### AIM OF THE TASK
Only the lines from the start of the data through the one containing "plt.rcParams['font.family'] = ['Liberation" belong in your answer; return them exactly.

### MATERIAL
□ □ □

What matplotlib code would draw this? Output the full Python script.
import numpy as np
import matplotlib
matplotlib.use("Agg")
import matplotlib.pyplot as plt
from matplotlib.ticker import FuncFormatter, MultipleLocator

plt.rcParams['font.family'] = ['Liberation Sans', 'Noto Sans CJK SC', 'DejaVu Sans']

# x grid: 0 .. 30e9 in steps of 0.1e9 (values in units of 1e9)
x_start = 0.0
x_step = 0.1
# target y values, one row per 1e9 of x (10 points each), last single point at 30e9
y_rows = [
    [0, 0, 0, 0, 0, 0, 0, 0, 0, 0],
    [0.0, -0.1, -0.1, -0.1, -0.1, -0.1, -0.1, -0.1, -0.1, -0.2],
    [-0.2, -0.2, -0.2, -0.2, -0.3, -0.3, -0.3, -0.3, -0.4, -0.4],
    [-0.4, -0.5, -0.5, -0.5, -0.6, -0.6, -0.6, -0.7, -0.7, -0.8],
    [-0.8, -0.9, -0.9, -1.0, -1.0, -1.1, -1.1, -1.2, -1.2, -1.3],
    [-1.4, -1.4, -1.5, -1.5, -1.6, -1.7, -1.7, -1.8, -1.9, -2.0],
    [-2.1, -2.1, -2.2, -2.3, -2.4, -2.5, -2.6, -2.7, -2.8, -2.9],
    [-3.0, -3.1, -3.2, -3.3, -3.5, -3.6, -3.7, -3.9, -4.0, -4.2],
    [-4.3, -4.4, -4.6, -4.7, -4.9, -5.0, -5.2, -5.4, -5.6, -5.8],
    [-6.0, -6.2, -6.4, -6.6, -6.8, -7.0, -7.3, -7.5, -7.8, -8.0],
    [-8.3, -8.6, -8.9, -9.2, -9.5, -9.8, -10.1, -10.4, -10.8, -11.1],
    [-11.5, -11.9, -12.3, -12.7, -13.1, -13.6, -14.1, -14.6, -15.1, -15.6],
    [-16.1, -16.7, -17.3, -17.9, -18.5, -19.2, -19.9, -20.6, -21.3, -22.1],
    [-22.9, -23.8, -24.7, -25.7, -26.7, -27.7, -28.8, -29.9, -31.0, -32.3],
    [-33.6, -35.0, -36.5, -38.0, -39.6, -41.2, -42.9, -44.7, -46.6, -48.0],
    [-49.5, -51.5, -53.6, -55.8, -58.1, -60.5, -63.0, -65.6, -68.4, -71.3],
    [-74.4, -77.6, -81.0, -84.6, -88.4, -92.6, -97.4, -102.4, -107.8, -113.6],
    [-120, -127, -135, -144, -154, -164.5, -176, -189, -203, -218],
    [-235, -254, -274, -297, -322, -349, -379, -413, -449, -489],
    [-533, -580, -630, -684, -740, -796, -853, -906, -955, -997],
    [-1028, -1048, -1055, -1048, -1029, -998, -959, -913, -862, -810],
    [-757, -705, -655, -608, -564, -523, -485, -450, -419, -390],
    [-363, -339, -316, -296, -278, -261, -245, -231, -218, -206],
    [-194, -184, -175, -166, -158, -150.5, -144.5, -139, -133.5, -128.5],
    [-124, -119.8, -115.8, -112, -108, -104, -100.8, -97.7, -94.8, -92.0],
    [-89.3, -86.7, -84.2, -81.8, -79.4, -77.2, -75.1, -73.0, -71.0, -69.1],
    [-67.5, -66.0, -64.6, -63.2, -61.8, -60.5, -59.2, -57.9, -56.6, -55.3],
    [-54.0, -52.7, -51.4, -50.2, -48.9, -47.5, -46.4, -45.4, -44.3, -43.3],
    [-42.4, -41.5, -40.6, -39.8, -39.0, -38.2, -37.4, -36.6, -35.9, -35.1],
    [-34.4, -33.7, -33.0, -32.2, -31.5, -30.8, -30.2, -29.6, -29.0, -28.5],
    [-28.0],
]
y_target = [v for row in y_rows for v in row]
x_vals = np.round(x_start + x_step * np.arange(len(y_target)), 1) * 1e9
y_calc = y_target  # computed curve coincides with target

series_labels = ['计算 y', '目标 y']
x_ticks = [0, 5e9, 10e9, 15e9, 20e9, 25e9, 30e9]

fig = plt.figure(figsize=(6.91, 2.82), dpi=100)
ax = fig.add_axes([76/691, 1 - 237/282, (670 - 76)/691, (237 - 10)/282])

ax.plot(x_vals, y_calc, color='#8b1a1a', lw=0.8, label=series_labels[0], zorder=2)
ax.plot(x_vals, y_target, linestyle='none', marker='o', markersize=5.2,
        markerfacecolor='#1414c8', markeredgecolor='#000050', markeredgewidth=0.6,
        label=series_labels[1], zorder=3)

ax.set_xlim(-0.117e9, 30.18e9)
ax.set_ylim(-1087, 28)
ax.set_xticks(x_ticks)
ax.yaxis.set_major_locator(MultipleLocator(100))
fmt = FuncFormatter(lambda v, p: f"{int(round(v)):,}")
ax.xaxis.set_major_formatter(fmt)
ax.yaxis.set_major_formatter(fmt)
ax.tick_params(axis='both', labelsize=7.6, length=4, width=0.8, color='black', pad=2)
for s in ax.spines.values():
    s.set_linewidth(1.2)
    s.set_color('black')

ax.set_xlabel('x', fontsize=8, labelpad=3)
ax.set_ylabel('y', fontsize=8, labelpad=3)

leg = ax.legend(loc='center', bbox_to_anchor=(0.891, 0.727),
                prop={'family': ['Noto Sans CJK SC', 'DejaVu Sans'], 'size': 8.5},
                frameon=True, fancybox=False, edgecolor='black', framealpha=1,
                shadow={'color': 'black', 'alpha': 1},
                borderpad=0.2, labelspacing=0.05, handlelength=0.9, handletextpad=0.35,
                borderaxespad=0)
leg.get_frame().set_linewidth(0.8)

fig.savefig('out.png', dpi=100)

□ □ □

### RESPONSE
What matplotlib code would draw this? Output the full Python script.
import numpy as np
import matplotlib
matplotlib.use("Agg")
import matplotlib.pyplot as plt
from matplotlib.ticker import FuncFormatter, MultipleLocator

plt.rcParams['font.family'] = ['Liberation Sans', 'Noto Sans CJK SC', 'DejaVu Sans']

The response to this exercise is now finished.